Reuters: European nations are expected to begin circulating proposed sanctions against Iran at the United Nations shortly, but Western diplomats said on Thursday only a second or third round of penalties was likely to force a halt in Tehran’s nuclear work. By Sophie Walker
LONDON (Reuters) – European nations are expected to begin circulating proposed sanctions against Iran at the United Nations shortly, but Western diplomats said on Thursday only a second or third round of penalties was likely to force a halt in Tehran’s nuclear work.
The draft text is expected to include curbs on Iran’s nuclear and ballistic missile program, which observers concede will probably not impinge on its uranium enrichment activities.
The crucial test will be whether the “P5+1” group made up of the permanent members of the U.N. Security Council — the United States, Britain, China, Russia and France — and Germany can hold their resolve through a second and maybe third round of more biting resolutions in the coming weeks and months.
Emyr Jones Parry, Britain’s ambassador to the U.N., said the Europeans hoped to circulate their draft to the full 15-member council “early next week.”
Another European diplomat said discussions were still under way between Britain, France, Germany and the United States.
“We need to remain unified if this is to succeed,” a European diplomat told Reuters.
Iran has refused to stop uranium enrichment, which the West says it is doing to build atomic bombs but Tehran says is intended only to produce fuel for nuclear power plants.
International frustration came to a head earlier this month when negotiations between European Union foreign policy chief Javier Solana and top Iranian nuclear negotiator Ali Larijani were finally abandoned.
Diplomats say the resolve since then to draft sanctions took Iran by surprise, and that Tehran had expected to be able to capitalize for longer on China and Russia’s reluctance to move beyond a purely diplomatic process.
Moscow and Beijing have expressed most caution throughout the negotiations. Russia has considerable trade links with Iran, while China is heavily dependent on its oil exports. Both countries say it is “absolutely unacceptable” to threaten force.
STAY THE COURSE
Several European diplomats said it will be vital that the process of expanding sanctions continues at a pace that allows Russia and China to stay the course.
The toughest debate will be whether to target Iran’s oil and gas resources for sanctions, although some observers say this may become easier with time. Iran is the world’s fourth largest crude oil exporter but its bargaining clout is diminishing as, for example, Saudi Arabia lines up extra oil reserves.
Iran will be hoping the United States loses patience with the slowness of proceedings, so that it can exploit any sign of disharmony among the six major powers.

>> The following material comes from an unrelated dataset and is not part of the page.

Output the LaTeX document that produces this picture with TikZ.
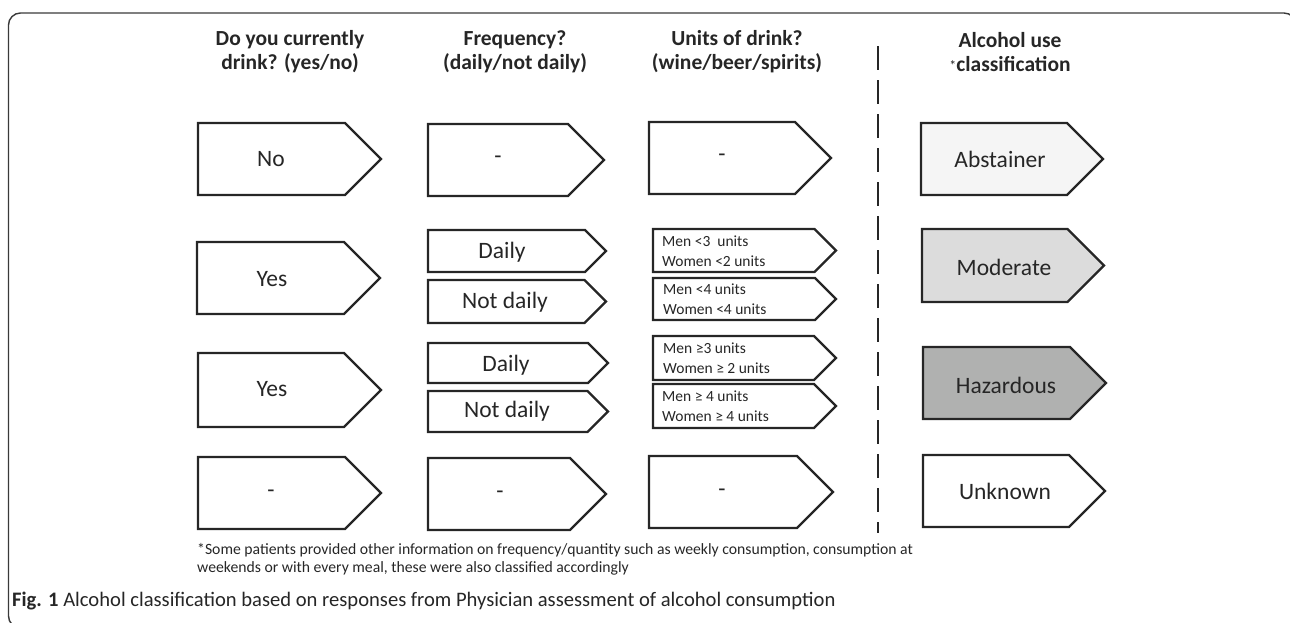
\documentclass[tikz,border=0pt]{standalone}
\usepackage{fontspec}
\setmainfont{Carlito}
\definecolor{ink}{HTML}{262626}
\definecolor{frame}{HTML}{3A3A3A}
\definecolor{fillA}{HTML}{F5F5F5}
\definecolor{fillM}{HTML}{DCDCDC}
\definecolor{fillH}{HTML}{B0B1B0}
\tikzset{
  boxline/.style={draw=ink, line width=2.4pt, line join=miter},
  boxtext/.style={font=\fontsize{23.5}{28}\selectfont, text=ink, inner sep=0pt},
  smalltext/.style={font=\fontsize{15.5}{19.5}\selectfont, text=ink, align=left, inner sep=0pt, anchor=west},
  head/.style={font=\bfseries\fontsize{21.5}{24}\selectfont, align=center, text=ink, inner sep=0pt},
  notetext/.style={font=\fontsize{15.7}{18}\selectfont, text=ink, align=left, inner sep=0pt, anchor=west},
  captext/.style={font=\fontsize{20.6}{22}\selectfont, text=ink, inner sep=0pt, anchor=west},
}
% x1, y1, xtip, y2, fill
\newcommand{\arrowshape}[5]{%
  \filldraw[boxline, fill=#5] (#1,#2) -- ({#3-(#4-#2)/2},#2) -- (#3,{(#2+#4)/2}) -- ({#3-(#4-#2)/2},#4) -- (#1,#4) -- cycle;}
\begin{document}
\begin{tikzpicture}[x=1pt,y=-1pt]
\useasboundingbox (0,0) rectangle (1290,622);
\begin{scope}
\clip (0,0) rectangle (1290,622);
\draw[frame, line width=1.4pt, rounded corners=12] (8.5,13) rectangle (1296,628);
\end{scope}

% headers
\node[head] (h1) at (290,52) {Do you currently\\drink? (yes/no)};
\node[head] (h2) at (515,52) {Frequency?\\(daily/not daily)};
\node[head] (h3) at (737,52) {Units of drink?\\(wine/beer/spirits)};
\node[head] (h4) at (1010,52) {Alcohol use\\{\normalfont\raisebox{1pt}{\fontsize{14}{14}\selectfont*}}classification};

% divider
\coordinate (dtop) at (878,46);
\coordinate (dbot) at (878,533);
\draw[ink, line width=2.8pt, dash pattern=on 24pt off 10pt] (dtop) -- (dbot);

% row 1
\arrowshape{198}{123}{381}{195}{white}
\node[boxtext] (r1c1) at (271,159) {No};
\arrowshape{428}{124}{604}{196}{white}
\node[boxtext] (r1c2) at (498,160) {-};
\arrowshape{649}{122}{831}{194}{white}
\node[boxtext] (r1c3) at (722,158) {-};
\arrowshape{921}{123}{1103}{195}{fillA}
\node[boxtext] (r1c4) at (1000,159) {Abstainer};

% row 2
\arrowshape{197}{242}{380}{314}{white}
\node[boxtext] (r2c1) at (272,279) {Yes};
\arrowshape{428}{230}{606}{272}{white}
\node[boxtext] (r2c2a) at (502,252) {Daily};
\arrowshape{428}{280}{606}{323}{white}
\node[boxtext] (r2c2b) at (505,302) {Not daily};
\arrowshape{653}{229}{836}{272}{white}
\node[smalltext] (r2c3a) at (662,251) {Men <3 \ units\\Women <2 units};
\arrowshape{653}{278}{836}{320}{white}
\node[smalltext] (r2c3b) at (663,299) {Men <4 units\\Women <4 units};
\arrowshape{922}{229}{1104}{302}{fillM}
\node[boxtext] (r2c4) at (1004,267) {Moderate};

% row 3
\arrowshape{198}{353}{381}{427}{white}
\node[boxtext] (r3c1) at (272,389) {Yes};
\arrowshape{428}{343}{608}{383}{white}
\node[boxtext] (r3c2a) at (506,365) {Daily};
\arrowshape{428}{391}{608}{432}{white}
\node[boxtext] (r3c2b) at (507,411) {Not daily};
\arrowshape{653}{336}{836}{380}{white}
\node[smalltext] (r3c3a) at (663,358) {Men ≥3 units\\Women ≥ 2 units};
\arrowshape{653}{384}{836}{428}{white}
\node[smalltext] (r3c3b) at (662,406) {Men ≥ 4 units\\Women ≥ 4 units};
\arrowshape{923}{347}{1106}{419}{fillH}
\node[boxtext] (r3c4) at (1006,385) {Hazardous};

% row 4
\arrowshape{198}{457}{381}{529}{white}
\node[boxtext] (r4c1) at (271,494) {-};
\arrowshape{428}{458}{606}{530}{white}
\node[boxtext] (r4c2) at (500,495) {-};
\arrowshape{649}{456}{833}{528}{white}
\node[boxtext] (r4c3) at (722,493) {-};
\arrowshape{923}{455}{1105}{527}{white}
\node[boxtext] (r4c4) at (1005,491) {Unknown};

% footnote and caption
\node[notetext] (fn) at (197,559) {*Some patients provided other information on frequency/quantity such as weekly consumption, consumption at\\weekends or with every meal, these were also classified accordingly};
\node[captext] (caption) at (12,601) {\textbf{Fig. 1} Alcohol classification based on responses from Physician assessment of alcohol consumption};
\end{tikzpicture}
\end{document}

The CIA says Iran is years away from obtaining a nuclear weapon and Washington has indicated it will accept a slower pace for the sanctions drive if it keeps Russia and China on board, diplomats say.
Larijani told European states on Wednesday they would be the losers if they joined the United States in pushing through a U.N. Security Council resolution.
“If the other side (the EU) yields to American pressure, it is natural that the situation will become radical. The world will not end but it will affect all our cooperation, in which I think the other side will lose more,” he told the semi-official Mehr News Agency.